------ MATERIAL PROVIDED ------

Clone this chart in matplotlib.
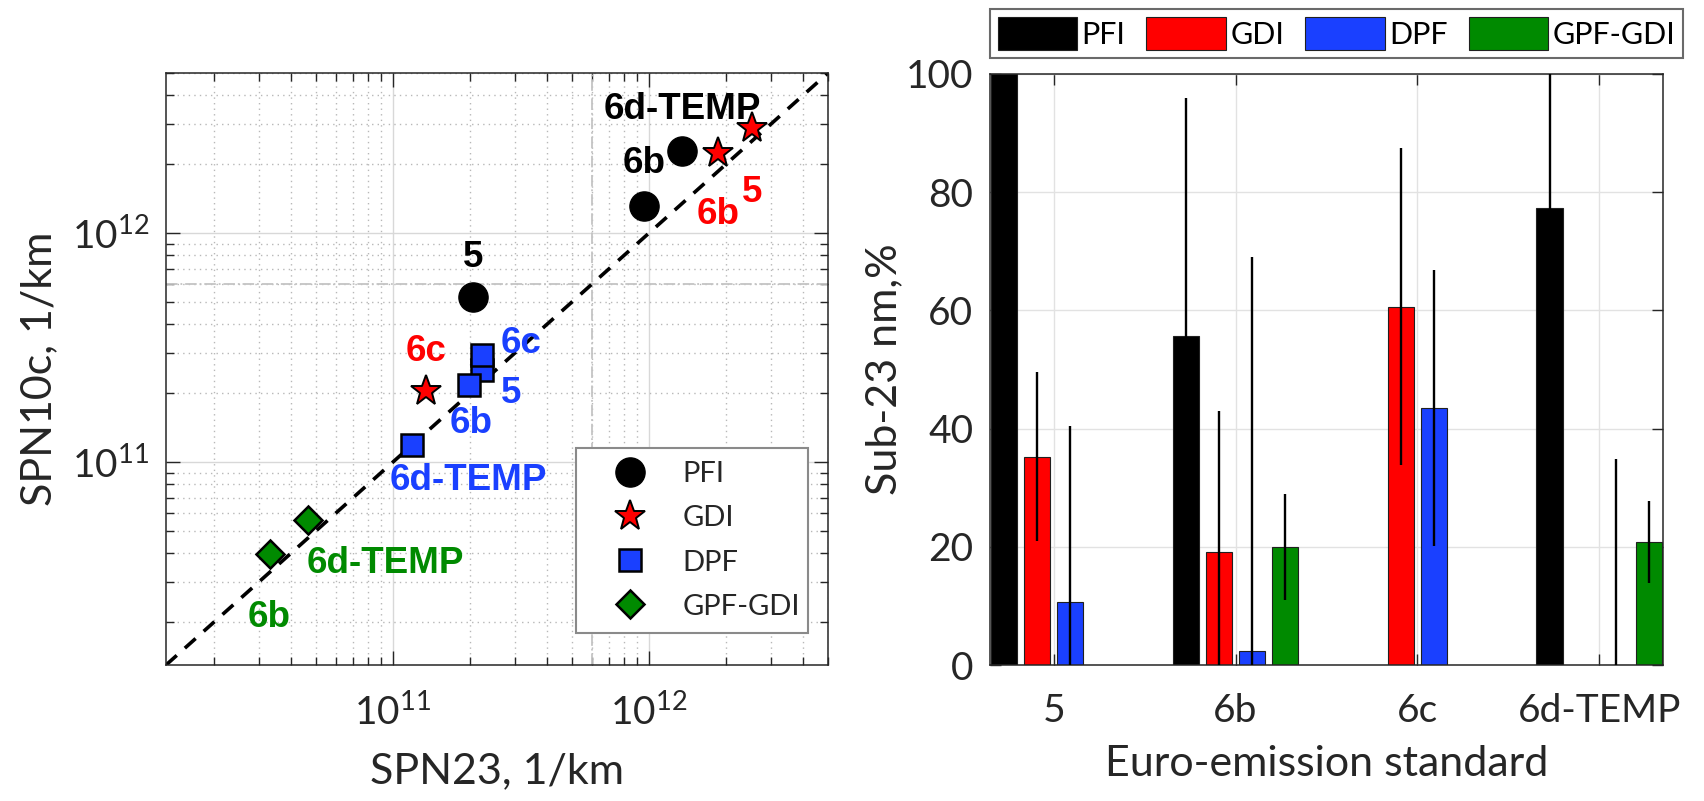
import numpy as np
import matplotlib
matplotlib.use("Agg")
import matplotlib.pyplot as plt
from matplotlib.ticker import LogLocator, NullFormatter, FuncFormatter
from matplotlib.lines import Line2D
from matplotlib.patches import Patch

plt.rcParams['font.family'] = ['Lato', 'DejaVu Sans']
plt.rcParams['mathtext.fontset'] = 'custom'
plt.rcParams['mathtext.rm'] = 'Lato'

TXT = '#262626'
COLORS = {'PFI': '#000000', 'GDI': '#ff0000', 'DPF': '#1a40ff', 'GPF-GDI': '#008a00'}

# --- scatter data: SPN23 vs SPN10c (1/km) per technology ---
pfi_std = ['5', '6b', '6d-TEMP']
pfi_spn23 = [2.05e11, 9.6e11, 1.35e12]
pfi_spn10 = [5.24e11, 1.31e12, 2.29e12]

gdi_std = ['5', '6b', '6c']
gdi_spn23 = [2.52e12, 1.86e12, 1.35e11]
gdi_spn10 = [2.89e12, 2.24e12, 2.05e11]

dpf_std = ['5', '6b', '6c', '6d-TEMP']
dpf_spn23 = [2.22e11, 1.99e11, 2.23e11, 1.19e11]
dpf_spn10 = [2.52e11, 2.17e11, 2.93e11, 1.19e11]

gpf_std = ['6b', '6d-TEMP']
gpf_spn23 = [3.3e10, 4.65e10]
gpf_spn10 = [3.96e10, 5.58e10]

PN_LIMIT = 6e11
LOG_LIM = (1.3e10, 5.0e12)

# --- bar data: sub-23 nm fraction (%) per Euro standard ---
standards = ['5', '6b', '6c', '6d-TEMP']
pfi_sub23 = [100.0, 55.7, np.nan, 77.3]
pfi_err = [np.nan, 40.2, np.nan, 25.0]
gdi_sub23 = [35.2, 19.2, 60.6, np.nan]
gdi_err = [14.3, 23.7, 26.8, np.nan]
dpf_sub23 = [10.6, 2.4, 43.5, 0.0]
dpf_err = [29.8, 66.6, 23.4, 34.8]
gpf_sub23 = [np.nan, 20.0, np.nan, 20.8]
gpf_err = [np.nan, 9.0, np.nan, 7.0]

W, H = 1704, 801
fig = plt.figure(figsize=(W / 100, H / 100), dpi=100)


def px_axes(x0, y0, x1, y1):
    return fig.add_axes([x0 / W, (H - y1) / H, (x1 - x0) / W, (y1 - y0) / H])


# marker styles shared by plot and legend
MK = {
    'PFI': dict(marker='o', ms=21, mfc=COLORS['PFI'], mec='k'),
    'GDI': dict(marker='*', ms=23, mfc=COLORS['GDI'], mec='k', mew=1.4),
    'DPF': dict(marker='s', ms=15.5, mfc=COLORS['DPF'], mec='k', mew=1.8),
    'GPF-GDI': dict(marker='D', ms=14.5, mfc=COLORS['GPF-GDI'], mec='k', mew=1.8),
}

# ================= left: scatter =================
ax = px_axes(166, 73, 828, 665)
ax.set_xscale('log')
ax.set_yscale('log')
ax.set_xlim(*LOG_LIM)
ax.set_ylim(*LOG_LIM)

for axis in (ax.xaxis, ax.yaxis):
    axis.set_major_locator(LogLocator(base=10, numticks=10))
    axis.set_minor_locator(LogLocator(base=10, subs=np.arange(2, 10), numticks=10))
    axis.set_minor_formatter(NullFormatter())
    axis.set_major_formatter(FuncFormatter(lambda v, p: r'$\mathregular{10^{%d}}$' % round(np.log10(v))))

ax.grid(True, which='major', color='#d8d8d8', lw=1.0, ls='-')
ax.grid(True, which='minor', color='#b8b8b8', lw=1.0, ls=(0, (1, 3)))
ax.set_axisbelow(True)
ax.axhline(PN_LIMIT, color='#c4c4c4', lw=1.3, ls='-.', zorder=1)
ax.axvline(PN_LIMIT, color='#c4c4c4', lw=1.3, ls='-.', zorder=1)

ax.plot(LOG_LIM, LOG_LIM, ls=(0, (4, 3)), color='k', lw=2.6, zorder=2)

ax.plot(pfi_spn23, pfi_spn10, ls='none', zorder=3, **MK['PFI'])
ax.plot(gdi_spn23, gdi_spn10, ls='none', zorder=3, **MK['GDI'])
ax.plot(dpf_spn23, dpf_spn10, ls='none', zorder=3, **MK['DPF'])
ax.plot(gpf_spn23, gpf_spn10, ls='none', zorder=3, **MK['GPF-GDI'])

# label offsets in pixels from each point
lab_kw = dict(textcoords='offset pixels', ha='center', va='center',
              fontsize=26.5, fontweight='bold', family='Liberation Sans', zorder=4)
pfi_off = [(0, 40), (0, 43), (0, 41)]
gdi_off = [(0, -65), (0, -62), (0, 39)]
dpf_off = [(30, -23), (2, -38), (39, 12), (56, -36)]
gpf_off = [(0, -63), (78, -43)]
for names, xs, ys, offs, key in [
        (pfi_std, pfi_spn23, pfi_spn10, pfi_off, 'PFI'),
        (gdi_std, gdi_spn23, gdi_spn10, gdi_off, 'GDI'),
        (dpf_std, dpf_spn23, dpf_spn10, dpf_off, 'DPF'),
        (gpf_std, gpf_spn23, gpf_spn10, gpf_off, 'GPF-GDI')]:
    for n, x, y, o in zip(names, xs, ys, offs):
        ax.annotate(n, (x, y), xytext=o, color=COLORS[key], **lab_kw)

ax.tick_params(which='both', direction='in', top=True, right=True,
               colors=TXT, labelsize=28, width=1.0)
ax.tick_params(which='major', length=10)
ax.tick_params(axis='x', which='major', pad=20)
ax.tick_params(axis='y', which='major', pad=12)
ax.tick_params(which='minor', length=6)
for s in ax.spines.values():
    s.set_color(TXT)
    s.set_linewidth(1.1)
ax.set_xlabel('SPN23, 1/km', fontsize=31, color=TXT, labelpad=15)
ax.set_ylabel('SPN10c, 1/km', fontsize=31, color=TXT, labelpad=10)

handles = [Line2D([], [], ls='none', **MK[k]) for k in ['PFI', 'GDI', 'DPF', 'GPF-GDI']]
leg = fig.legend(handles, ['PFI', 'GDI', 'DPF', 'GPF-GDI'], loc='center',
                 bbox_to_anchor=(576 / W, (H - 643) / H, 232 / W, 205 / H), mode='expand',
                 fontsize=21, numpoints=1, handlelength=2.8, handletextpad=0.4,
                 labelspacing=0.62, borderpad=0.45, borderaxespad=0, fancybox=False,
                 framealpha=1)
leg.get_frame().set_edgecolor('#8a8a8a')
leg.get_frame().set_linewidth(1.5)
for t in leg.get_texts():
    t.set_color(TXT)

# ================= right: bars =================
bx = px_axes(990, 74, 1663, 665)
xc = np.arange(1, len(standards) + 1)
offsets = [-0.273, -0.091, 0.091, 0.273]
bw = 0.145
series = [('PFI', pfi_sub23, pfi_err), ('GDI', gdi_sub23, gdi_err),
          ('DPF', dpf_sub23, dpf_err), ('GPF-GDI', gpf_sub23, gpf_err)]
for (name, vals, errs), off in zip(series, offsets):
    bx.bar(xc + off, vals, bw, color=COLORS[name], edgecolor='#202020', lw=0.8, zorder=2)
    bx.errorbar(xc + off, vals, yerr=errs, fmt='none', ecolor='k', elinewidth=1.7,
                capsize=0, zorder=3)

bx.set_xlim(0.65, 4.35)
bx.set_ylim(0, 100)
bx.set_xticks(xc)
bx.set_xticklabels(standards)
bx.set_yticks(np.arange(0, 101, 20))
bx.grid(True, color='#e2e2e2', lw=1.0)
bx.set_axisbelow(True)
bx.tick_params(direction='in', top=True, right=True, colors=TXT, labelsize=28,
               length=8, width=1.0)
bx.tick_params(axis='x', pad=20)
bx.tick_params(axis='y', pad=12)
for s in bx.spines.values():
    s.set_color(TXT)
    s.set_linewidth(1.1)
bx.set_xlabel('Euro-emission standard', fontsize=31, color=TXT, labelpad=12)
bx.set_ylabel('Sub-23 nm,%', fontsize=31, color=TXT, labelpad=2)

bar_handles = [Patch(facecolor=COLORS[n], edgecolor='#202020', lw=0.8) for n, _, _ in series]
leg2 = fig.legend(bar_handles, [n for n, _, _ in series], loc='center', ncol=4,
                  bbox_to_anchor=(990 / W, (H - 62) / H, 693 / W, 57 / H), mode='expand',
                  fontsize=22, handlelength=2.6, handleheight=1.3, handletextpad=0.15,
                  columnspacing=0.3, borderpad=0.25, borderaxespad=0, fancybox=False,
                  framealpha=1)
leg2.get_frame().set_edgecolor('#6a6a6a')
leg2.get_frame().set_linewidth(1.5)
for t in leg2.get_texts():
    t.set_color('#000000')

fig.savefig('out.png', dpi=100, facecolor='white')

------

**PROBLEM REQUIREMENTS:** Copy nothing but the lines from the top of the data down to the line containing "plt.rcParams['mathtext.rm'] = 'Lato'", and leave the pictures out.

**RESPONSE:**
Clone this chart in matplotlib.
import numpy as np
import matplotlib
matplotlib.use("Agg")
import matplotlib.pyplot as plt
from matplotlib.ticker import LogLocator, NullFormatter, FuncFormatter
from matplotlib.lines import Line2D
from matplotlib.patches import Patch

plt.rcParams['font.family'] = ['Lato', 'DejaVu Sans']
plt.rcParams['mathtext.fontset'] = 'custom'
plt.rcParams['mathtext.rm'] = 'Lato'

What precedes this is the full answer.